** START Given records **
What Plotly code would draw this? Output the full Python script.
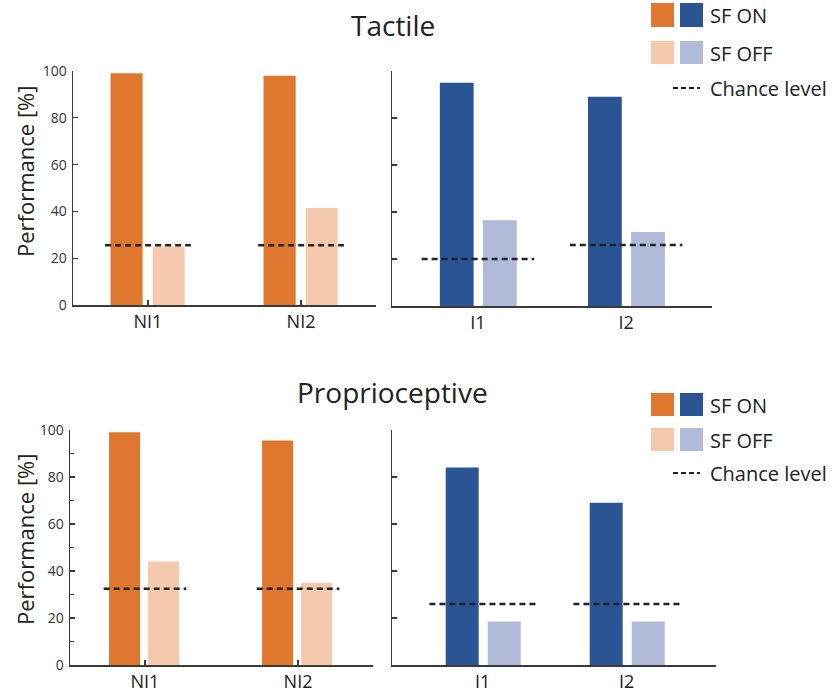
** END Given records **
** START Given records **
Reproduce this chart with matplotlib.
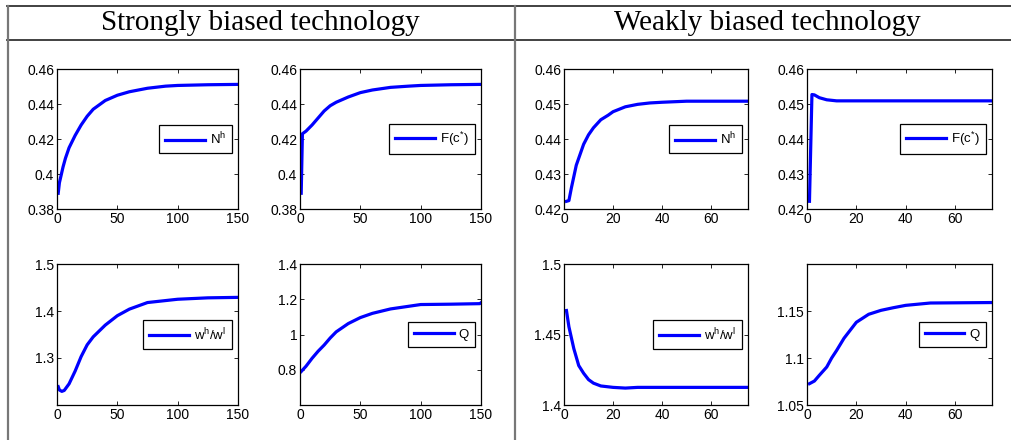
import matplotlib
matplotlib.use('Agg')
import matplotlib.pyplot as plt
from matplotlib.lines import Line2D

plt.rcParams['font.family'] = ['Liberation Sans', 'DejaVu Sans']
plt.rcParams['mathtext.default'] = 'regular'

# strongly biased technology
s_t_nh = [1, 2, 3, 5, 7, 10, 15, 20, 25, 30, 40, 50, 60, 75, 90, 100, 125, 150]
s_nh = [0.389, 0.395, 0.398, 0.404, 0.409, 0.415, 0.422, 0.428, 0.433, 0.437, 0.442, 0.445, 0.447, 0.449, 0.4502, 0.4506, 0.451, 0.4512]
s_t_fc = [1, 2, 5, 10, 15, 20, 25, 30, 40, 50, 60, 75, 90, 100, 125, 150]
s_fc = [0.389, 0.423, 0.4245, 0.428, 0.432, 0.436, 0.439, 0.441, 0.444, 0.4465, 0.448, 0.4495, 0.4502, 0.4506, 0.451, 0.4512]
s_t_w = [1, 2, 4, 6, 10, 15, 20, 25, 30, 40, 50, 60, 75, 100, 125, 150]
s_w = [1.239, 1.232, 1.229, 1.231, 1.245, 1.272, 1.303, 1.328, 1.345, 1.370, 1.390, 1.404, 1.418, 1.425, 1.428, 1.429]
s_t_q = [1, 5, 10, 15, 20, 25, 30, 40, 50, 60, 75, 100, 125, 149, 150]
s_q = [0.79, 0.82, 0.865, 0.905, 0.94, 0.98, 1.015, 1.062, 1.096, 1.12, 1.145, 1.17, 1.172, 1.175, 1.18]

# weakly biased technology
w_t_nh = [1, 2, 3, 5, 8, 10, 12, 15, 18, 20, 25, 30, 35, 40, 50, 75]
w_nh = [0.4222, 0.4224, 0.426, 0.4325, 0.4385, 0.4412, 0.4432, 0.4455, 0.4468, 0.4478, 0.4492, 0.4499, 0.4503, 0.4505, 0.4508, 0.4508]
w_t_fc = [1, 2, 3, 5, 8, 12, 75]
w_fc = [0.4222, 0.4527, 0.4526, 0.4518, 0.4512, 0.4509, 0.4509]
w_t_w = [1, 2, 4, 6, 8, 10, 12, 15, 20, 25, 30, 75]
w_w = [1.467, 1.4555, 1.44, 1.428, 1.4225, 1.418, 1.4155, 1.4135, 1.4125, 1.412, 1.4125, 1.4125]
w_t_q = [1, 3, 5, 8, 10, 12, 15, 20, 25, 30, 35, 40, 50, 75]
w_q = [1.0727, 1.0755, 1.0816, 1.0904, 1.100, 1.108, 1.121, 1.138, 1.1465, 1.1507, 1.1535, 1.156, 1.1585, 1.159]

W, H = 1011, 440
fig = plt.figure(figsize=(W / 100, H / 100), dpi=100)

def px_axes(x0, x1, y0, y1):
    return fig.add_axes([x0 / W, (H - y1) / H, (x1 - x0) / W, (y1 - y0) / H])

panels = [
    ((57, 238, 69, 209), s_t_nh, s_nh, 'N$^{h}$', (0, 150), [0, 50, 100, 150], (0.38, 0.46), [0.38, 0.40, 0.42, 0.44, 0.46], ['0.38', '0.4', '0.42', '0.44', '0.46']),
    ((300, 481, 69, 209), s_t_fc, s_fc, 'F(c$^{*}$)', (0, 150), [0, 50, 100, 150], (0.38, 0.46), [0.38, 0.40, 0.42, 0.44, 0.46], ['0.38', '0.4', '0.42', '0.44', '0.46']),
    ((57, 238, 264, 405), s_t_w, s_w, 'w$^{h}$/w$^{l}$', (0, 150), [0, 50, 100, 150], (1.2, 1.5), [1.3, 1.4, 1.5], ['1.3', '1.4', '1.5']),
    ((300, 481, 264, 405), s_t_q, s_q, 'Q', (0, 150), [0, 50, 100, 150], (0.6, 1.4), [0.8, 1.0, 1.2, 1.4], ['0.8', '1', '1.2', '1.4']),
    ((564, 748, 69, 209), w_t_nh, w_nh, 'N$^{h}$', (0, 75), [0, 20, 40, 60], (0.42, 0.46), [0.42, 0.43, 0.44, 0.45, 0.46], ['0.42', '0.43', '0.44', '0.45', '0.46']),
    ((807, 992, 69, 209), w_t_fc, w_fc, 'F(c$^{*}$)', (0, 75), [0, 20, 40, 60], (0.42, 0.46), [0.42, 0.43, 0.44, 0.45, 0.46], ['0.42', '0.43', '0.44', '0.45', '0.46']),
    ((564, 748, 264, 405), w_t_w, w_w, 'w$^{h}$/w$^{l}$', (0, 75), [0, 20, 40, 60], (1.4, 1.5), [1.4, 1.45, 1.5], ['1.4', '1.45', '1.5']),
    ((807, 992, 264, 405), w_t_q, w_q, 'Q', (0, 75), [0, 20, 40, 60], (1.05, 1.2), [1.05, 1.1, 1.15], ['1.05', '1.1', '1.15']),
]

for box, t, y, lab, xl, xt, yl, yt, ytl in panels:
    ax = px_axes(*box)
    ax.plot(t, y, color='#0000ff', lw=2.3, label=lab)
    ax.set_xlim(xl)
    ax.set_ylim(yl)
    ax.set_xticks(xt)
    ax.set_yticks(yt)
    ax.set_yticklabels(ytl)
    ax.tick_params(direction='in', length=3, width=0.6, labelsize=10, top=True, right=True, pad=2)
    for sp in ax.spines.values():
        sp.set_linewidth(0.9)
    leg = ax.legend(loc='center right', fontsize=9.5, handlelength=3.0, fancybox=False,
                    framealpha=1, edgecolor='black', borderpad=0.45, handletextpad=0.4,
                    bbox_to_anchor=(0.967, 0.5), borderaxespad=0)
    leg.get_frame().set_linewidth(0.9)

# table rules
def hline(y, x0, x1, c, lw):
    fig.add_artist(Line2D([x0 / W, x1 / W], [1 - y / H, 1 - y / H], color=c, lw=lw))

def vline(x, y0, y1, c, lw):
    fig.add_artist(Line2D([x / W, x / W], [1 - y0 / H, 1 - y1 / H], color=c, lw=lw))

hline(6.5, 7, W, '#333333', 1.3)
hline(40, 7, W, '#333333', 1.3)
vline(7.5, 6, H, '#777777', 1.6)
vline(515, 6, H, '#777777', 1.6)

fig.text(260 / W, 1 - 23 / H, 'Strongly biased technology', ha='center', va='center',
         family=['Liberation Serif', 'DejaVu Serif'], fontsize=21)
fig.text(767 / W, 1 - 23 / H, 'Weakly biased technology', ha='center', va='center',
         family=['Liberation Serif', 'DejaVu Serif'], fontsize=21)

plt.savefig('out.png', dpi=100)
** END Given records **
** START Given records **
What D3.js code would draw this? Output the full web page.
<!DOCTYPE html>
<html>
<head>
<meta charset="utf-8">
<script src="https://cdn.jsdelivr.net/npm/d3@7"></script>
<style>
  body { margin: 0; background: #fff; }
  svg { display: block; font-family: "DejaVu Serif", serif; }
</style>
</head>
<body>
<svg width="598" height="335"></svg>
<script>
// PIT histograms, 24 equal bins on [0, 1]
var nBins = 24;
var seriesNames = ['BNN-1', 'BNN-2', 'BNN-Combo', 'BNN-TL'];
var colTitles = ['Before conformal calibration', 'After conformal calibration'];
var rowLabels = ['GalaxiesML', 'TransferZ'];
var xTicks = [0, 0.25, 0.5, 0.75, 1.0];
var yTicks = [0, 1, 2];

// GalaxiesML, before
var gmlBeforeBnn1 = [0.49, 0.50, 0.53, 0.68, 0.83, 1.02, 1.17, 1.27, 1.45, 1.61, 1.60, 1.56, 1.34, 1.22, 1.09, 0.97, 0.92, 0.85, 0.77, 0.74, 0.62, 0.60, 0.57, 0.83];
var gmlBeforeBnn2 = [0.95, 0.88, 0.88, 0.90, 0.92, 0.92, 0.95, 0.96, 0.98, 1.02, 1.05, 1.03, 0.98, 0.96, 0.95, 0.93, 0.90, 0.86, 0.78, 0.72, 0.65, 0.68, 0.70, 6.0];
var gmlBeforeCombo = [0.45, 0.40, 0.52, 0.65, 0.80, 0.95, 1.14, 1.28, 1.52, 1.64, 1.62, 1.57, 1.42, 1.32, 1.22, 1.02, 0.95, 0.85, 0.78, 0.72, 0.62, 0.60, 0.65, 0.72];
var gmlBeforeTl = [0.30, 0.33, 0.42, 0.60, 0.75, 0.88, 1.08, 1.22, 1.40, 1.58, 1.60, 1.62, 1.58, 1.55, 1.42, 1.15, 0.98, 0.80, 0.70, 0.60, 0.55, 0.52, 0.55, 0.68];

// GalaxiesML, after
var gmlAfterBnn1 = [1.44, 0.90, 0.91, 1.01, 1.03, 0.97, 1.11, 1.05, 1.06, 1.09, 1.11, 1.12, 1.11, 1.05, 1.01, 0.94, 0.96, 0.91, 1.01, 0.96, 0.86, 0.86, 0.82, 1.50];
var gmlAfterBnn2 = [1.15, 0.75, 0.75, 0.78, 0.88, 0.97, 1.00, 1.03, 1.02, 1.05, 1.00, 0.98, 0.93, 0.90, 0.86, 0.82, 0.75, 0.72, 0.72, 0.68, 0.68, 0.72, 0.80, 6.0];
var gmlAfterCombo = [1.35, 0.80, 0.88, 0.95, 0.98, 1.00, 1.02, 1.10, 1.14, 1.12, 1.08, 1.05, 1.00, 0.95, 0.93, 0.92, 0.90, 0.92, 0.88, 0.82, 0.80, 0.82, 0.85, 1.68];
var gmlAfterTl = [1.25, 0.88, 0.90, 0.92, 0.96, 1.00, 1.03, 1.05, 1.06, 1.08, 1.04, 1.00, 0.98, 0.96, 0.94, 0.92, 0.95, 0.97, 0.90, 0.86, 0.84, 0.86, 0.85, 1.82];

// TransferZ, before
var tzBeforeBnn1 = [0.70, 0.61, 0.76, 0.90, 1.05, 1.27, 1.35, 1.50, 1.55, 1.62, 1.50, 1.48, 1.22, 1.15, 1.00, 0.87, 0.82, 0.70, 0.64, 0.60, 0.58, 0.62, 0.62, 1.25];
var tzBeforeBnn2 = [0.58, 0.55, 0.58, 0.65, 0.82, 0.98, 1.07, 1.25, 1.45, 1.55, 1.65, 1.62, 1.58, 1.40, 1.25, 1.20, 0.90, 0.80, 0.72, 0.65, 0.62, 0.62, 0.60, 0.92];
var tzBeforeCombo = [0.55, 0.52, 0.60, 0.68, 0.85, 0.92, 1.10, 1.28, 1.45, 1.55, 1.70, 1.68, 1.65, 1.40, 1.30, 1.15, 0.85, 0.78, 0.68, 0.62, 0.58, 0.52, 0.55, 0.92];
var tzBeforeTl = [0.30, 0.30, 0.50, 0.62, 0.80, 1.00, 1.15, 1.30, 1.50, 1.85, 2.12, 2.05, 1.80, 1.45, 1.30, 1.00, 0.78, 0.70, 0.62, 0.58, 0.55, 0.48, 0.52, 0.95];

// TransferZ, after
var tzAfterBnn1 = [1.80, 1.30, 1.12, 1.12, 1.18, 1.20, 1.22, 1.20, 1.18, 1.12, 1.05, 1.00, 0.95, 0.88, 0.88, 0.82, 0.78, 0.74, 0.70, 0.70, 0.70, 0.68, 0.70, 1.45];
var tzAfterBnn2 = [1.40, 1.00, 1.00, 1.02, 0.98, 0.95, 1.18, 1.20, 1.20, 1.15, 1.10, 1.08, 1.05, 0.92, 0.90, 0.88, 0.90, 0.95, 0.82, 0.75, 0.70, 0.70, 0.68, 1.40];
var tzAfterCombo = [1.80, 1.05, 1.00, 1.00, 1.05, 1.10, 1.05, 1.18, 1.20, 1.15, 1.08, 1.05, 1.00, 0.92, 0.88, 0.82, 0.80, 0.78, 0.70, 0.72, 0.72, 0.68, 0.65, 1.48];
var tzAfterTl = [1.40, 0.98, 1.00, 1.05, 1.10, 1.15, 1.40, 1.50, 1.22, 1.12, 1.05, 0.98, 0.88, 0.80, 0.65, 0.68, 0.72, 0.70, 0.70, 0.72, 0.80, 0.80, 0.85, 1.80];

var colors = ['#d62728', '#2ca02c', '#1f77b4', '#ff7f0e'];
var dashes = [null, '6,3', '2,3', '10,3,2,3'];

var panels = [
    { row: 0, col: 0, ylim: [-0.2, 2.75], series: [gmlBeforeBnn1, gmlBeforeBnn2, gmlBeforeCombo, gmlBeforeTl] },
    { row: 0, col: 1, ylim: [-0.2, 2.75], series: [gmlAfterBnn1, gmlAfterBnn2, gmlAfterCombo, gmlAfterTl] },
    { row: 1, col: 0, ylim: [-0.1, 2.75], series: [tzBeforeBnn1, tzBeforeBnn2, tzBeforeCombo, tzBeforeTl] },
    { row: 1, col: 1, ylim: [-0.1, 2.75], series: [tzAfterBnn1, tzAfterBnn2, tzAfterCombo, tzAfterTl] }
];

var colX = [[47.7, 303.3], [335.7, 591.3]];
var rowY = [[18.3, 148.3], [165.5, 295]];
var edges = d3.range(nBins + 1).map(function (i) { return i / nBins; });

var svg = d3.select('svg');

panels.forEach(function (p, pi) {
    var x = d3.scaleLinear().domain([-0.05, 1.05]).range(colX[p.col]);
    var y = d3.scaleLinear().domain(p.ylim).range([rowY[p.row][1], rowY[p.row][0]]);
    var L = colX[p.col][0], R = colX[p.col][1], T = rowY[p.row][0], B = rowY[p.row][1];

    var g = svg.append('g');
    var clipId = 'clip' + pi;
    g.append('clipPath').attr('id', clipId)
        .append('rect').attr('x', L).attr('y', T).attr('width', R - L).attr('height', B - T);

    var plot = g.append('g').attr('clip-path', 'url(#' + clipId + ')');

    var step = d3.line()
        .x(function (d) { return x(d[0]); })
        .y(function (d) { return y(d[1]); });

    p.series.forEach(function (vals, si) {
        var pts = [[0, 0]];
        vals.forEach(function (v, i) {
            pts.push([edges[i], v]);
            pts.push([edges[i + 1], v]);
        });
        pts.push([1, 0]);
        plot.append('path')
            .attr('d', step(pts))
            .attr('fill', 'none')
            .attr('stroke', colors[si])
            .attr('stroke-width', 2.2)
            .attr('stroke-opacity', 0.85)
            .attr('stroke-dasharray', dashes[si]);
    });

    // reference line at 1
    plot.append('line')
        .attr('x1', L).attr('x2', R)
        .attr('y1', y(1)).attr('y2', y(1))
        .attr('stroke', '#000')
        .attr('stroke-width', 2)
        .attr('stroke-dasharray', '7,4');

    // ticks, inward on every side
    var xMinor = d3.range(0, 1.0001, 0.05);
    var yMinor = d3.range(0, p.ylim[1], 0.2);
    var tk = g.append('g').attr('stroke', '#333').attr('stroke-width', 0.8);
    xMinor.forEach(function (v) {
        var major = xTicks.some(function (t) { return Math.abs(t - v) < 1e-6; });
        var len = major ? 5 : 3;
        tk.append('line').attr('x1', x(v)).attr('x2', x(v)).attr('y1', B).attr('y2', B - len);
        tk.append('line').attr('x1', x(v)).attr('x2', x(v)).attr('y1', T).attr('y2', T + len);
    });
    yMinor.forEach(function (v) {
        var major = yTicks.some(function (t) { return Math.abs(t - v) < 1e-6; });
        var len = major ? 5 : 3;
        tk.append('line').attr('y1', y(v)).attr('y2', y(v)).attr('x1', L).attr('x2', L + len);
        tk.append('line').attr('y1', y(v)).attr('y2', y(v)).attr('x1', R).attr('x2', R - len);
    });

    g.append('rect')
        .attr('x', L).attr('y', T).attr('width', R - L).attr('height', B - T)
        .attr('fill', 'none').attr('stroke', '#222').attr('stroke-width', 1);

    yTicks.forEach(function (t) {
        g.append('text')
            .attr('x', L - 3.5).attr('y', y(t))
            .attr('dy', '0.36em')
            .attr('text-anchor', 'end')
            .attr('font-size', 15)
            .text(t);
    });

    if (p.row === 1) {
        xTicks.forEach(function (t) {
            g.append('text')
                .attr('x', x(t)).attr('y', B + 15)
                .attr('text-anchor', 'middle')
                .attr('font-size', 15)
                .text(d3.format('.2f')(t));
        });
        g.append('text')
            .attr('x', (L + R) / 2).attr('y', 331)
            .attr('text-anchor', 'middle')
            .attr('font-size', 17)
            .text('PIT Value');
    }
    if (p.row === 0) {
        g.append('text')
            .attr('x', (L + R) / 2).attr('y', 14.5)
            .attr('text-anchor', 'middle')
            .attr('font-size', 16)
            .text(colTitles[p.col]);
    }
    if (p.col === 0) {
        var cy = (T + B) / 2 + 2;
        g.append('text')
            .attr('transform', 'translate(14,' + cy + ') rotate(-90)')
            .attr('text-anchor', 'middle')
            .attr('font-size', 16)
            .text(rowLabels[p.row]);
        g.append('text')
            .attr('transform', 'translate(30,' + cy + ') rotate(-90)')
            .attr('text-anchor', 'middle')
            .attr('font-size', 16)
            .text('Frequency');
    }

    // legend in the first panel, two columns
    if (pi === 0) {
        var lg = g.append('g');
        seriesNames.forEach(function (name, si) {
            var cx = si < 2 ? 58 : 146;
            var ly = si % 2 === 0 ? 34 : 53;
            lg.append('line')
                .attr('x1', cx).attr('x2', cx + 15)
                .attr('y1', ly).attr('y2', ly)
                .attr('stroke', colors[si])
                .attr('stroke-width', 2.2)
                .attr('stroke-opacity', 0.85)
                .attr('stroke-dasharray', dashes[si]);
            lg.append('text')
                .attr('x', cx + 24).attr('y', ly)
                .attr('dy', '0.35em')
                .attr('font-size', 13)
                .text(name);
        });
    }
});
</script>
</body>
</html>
** END Given records **
• _Objective_: Write out the lines beginning with the one that contains "Reproduce this chart with matplotlib." and ending with the one that contains "plt.rcParams['mathtext.default'] = 'regular'", exactly as given. Leave pictures out.

• _Solution to the problem_:
Reproduce this chart with matplotlib.
import matplotlib
matplotlib.use('Agg')
import matplotlib.pyplot as plt
from matplotlib.lines import Line2D

plt.rcParams['font.family'] = ['Liberation Sans', 'DejaVu Sans']
plt.rcParams['mathtext.default'] = 'regular'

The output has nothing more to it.